Yes, absolutely [because] you cannot go in and speak with authority unless you’ve actually physically been there. Although I read so many news stories and reports put out by the United Nations or UNICEF or Human Rights Watch or Amnesty International, at the end of the day those reports, they were still dated by the time I was reading them, even though they were dated by a couple of months. So for me to contact corporations and executives and have those conversations with people or try to get them to speak to us on camera, I felt like I was only able to do that with a lot of certainty is if I have seen it for myself and it only strengthens the case for your storytelling and what it is you’re trying to show.

It looked like much of this was shot covertly, particularly the scenes in America. How did you manage that?

The footage you’re referring to is actually from North Carolina. We were on the tobacco farms there and a lot of that footage was taken with hidden cameras, as was a lot of the footage in Indonesia and Ghana. For the most part, I think there are places where you could go into the world and people have no idea that what they’re doing is wrong or illegal in any which way, so it’s business as usual and they’re quite happy to be on camera. But there are also places where people do get nervous when they see a camera crew, especially when that field or factory is connected to a billion dollar corporation. Then you don’t always get the friendliness and the access that you hope for, so the only way to circumvent that is to go in with hidden cameras in order to collect footage.

Coming from a news background as you do, did making a documentary feature come naturally or was it an adjustment?

It came quite naturally because the reality with doc filmmaking is I’m not writing a script or creating characters — if I had to do that, it would be far more challenging.
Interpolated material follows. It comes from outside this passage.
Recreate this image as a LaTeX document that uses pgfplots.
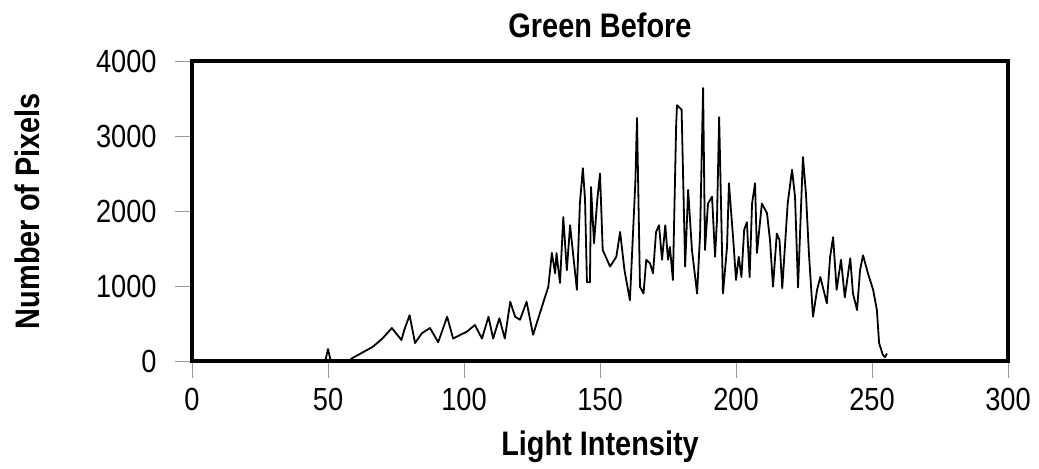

I always look at real people as characters and real lives as plots and that’s what I’ve done in television news is tell stories that are happening often in real time. The only challenge was starting to think in a one-and-a-half, two-hour setting versus a five-minute news segment, and to really try and expand your vision, [as well as] being able to tell it cinematically, to show [an audience] images and introduce them to people that would capture their interest as opposed to just a really quick and dirty “this is what’s happening and this is why.”

The film recently played at the Bali International Film Festival in Indonesia. What’s it like showing the film in a country where you highlight these immoral practices?

Yes, the film had its Asia premiere there and I was certainly a little anxious and nervous because I was very aware of all the hoops we had to jump through in order to make that happen. Honestly, when we were being considered for the Bali Film Festival, we were waiting for a certification to come through from the Indonesia government [which] is mandatory for all films screening in a theatrical venue. The government has to greenlight it. It’s their media and information body, and I wasn’t sure if we were going to get greenlit to even show in Bali, even though our film was selected, so when that certification came through, I was very pleased and then I was even more surprised and pleased that the film won Best Documentary. It showed to me that there was no intent of a cover-up or to silence or censor the film there. Indonesia is one of the largest democracies in the world with 260 million people and counting, but at the same time, it is a developing country, so democracy is not perfect, but I was very happy to see how it played out and how well-received it was.

Of course, I’m ashamed to live in a country where, as you uncover, this happens too.

Yeah, the most surprising gasps I get are from people who watch it in the States. That’s where the audience reaction has been tremendous because, again, everyone associates human rights abuses and issues like child labor and child trafficking as a problem that’s happening in other remote or developing countries, but it’s happening in our backyard in North Carolina, Tennessee and Kentucky and parts of California, and seeing people react to that for me is always the most fun.

“Invisible Hands” opens in Los Angeles on November 30th at the Laemmle Glendale.